The state of Louisiana is finally seeing increased bipartisan support for legalizing sports betting operations in the casinos. The lawmakers in the state are expected to discuss the option when the next legislative session begins on April 8. Previous attempts to make sports wagering legal in the state through citizen’s voting were unsuccessful, leading to concerns about the impact of lawmakers’ discussion.
Sen. Ronnie Johns from Lake Charles, who is the vice chairman of the Senate Judiciary B Committee said that he is certain that sports wagering will be debated in the upcoming legislative session.
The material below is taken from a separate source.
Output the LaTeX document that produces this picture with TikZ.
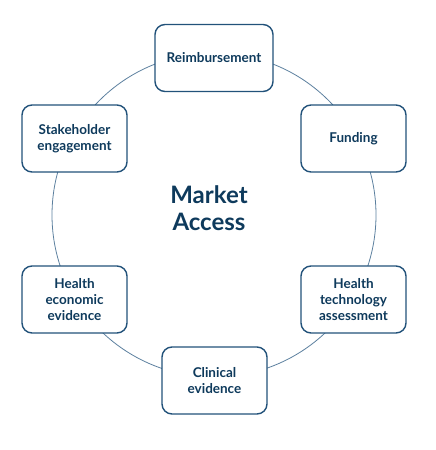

Since the US Supreme Court declared PASPA unconstitutional, seven states have legalized sports betting within their jurisdictions, and several others are planning to introduce it soon.
Louisiana needs to watch out for Mississippi as it has already legalized sports gambling. Even Gov. John Bel Edwards feels worried that the state’s casinos will lose patronage to Mississippi casinos due to their sports betting advantage. In a recent press meeting, he said that this situation is not in the state’s best interests. He also suggested that the proceeds from sports gambling could be used for the betterment of the state.
It is unclear what kind of legislative regime the state will follow on sports betting operators. There has also not been any clarity on the projected revenue that the state could make by legalizing these wagers. Edwards and Johns both suggest that they do not expect a “major windfall.”
The American Gaming Association estimates that the state could earn anywhere between $245 million to $288 million every year through these wagers. The current tax rates would mean that the state earns anywhere between $52.7 million to $62 million through these revenues. Johns notes that they need to follow the Mississippi route since it offers hotel stays, bar tabs, restaurants, and other amenities, all chargeable that fill their coffers apart from the sports betting offering. According to him, they need to do the same to insulate their businesses as they have already started to lose to Mississippi.
However, even if the state moves forward with a positive attitude, it would be a year before it could accept its first bet. For now, it will be missing out on the NFL playoffs, NCAA basketball and even the NBA playoffs meaning a huge loss in potential revenue for the state. The state will have to fast track its legalization is they want to catch up with other states. If not, the chances of missing out on some major events next year will also be high.